Begin Material provided

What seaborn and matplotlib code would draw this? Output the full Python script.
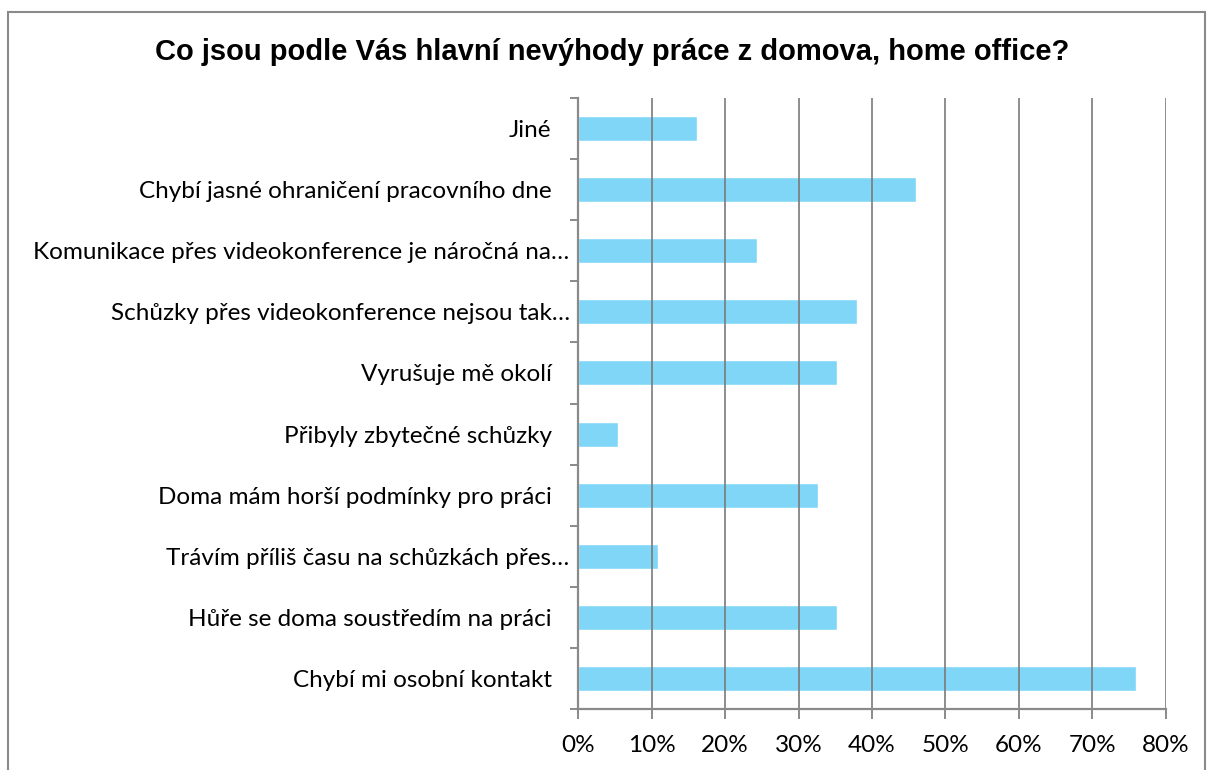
import numpy as np
import pandas as pd
import seaborn as sns
import matplotlib.pyplot as plt
import matplotlib.transforms as mtransforms
from matplotlib.patches import Rectangle
from matplotlib.ticker import PercentFormatter, FixedLocator

# Data
categories = [
    'Jiné',
    'Chybí jasné ohraničení pracovního dne',
    'Komunikace přes videokonference je náročná na…',
    'Schůzky přes videokonference nejsou tak…',
    'Vyrušuje mě okolí',
    'Přibyly zbytečné schůzky',
    'Doma mám horší podmínky pro práci',
    'Trávím příliš času na schůzkách přes…',
    'Hůře se doma soustředím na práci',
    'Chybí mi osobní kontakt',
]
shares = [16.2, 46.0, 24.4, 38.0, 35.3, 5.4, 32.6, 10.9, 35.3, 75.9]
x_ticks = [0, 10, 20, 30, 40, 50, 60, 70, 80]

df = pd.DataFrame({'category': categories, 'share': shares})

sns.set_style('white')
plt.rcParams['font.family'] = ['Lato', 'DejaVu Sans']
plt.rcParams['text.color'] = 'black'

fig = plt.figure(figsize=(12.08, 7.7), dpi=100)
ax = fig.add_axes([0.4785, 0.0792, 0.4867, 0.7935])

sns.barplot(data=df, x='share', y='category', orient='h', color='#7fd6f7',
            saturation=1, width=0.41, ax=ax, zorder=1)

ax.set_xlim(0, 80)
ax.set_ylim(len(categories) - 0.5, -0.5)
ax.xaxis.set_major_locator(FixedLocator(x_ticks))
ax.xaxis.set_major_formatter(PercentFormatter(decimals=0))
ax.grid(axis='x', color='#7a7a7a', linewidth=1.4, alpha=0.85, zorder=3)
ax.set_axisbelow(False)

# ticks at category boundaries on y
ax.yaxis.set_minor_locator(FixedLocator(np.arange(-0.5, len(categories), 1.0)))
ax.tick_params(axis='y', which='major', length=0, pad=19, labelsize=17.5, labelcolor='black')
ax.tick_params(axis='y', which='minor', length=6, width=1.4, color='#8a8a8a', left=True)
ax.tick_params(axis='x', which='major', length=7, width=1.4, color='#8a8a8a', pad=12,
               labelsize=17.5, labelcolor='black', bottom=True)

# truncated labels sit closer to the axis
shift = mtransforms.ScaledTranslation(18 / 100, 0, fig.dpi_scale_trans)
for lbl in ax.get_yticklabels():
    if lbl.get_text().endswith('…'):
        lbl.set_transform(lbl.get_transform() + shift)

ax.set_xlabel('')
ax.set_ylabel('')
for side in ['top', 'right']:
    ax.spines[side].set_visible(False)
for side in ['left', 'bottom']:
    ax.spines[side].set_color('#8a8a8a')
    ax.spines[side].set_linewidth(1.6)
    ax.spines[side].set_zorder(4)

fig.text(0.507, 0.932, 'Co jsou podle Vás hlavní nevýhody práce z domova, home office?',
         ha='center', va='center', fontsize=21, fontweight='bold', color='black',
         family=['Liberation Sans', 'DejaVu Sans'])

# outer frame
fig.patches.append(Rectangle((8 / 1208, -0.05), 1197 / 1208, 1.05 - 12 / 770,
                             transform=fig.transFigure, fill=False,
                             edgecolor='#8a8a8a', linewidth=1.5))

fig.savefig('out.png', dpi=100)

End Material provided

Reproduce the material above from its first line through the line containing "from matplotlib.ticker import", both ends included, and skip every picture.

*Written reply*
What seaborn and matplotlib code would draw this? Output the full Python script.
import numpy as np
import pandas as pd
import seaborn as sns
import matplotlib.pyplot as plt
import matplotlib.transforms as mtransforms
from matplotlib.patches import Rectangle
from matplotlib.ticker import PercentFormatter, FixedLocator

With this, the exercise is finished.